If you have yourself a nemesis, there’s Silence Detractor. Pick an enemy character before the game, and whoever murders them gets 4XP. If the Detractor Silencer was a Sactus, Locus, Kelermorph (hell yeah), or Jackal Alphus, you can also auto-pass your next Discovery roll. I love this one. Wailing on your local rat snitch good-time ruiner is so much fun.

Telepathic Domination is the requisite Activity Agenda. Performing the Activity gives you experience, on a lightly diminishing return of 2 plus 1 plus 1 plus 0. It’s only one psyker a turn, but I like that it gives you some incentive to spread it around. Performing the Activity at least twice grants +1 on your next Ascension roll.

Topple the False Temple is rude. Your opponent picks a terrain piece to be their “false temple” – they have to call it this, it’s in the rules – and any unit of yours that blows it up (via Activity) gets 4XP, and the terrain piece stops being terrain. That’s it, that’s the only benefit. 4XP, and you get to be a gigantic asshole. Reader, I love this.

It’s pretty neat how these tie into the Path To Ascension. They aren’t just about scoring XP gains or getting free relics, they all support the ultimate goal that the army is working towards. The most extreme example of this is Prepare For The Day Of Ascension, which is way complicated and I’m not gonna explain all, but there’s some XP to be gained, and if you do enough Activities on enough buildings you get bonus CP to be used exclusively during the next Day of Ascension battle. I am obsessed with this. It effectively sells the idea that your army is only fighting this particular battle to set the stage for something truly important. There doesn’t appear to be any limit on it either, it only resets after Ascending, so take this every game and roll up to your Day of Ascension with like 25 command points.

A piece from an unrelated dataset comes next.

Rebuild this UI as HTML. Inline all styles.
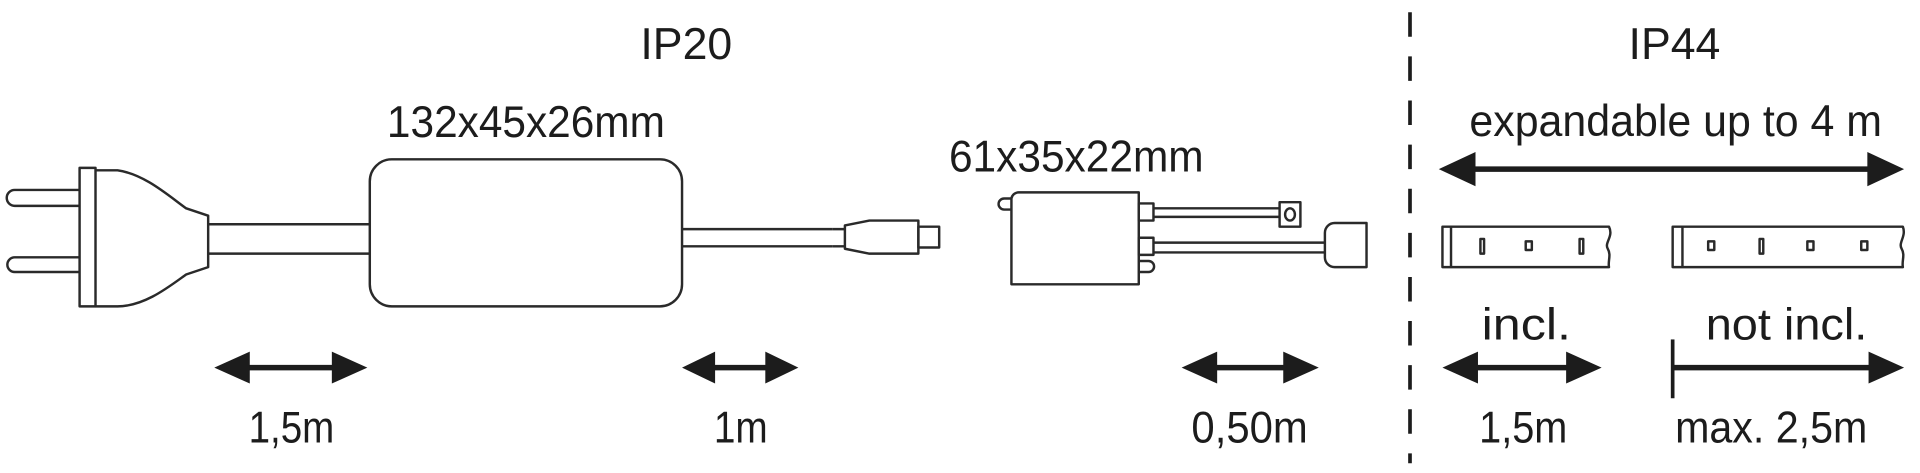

This all makes for an incredible narrative hook, in a way that I don’t think any prior Crusade supplement has ever really captured. Four of the agendas are there to help you along your Path, and the fifth is just so petty and spiteful that I absolutely can’t get over it. Incredibly well-done Agenda section, which is saying something: a lot of times I just skim over these because they’re boring.

Beanith: No matter the stakes on the game, should it mean my utter defeat or the loss of a planet, if my GSC opponent takes Topple the False Temple, I swear I will choose the largest piece of area terrain every time but only if Reductus Saboteur promises to remember that Cool guys don’t look at explosions, they blow things up and then walk away. Because “Who’s got time to watch an explosion?”


Blessed Leader slams an automatic 6XP (and thus a battle honour) onto any character when they get added to your Order of Battle, provided that you have a Patriarch already (why would you not have a Patriarch). A few catches: The Patriarch has to be at least Battle-Hardened, it doesn’t work on Brood Brothers, and it has to be the first instance of that character – only one Kelermorph can benefit from this, for example. Still, this is simple and powerful, and a nice throwback to the Indomitus Crusade Veterans that Space Marines got. Good mechanic that we’d love to see more of.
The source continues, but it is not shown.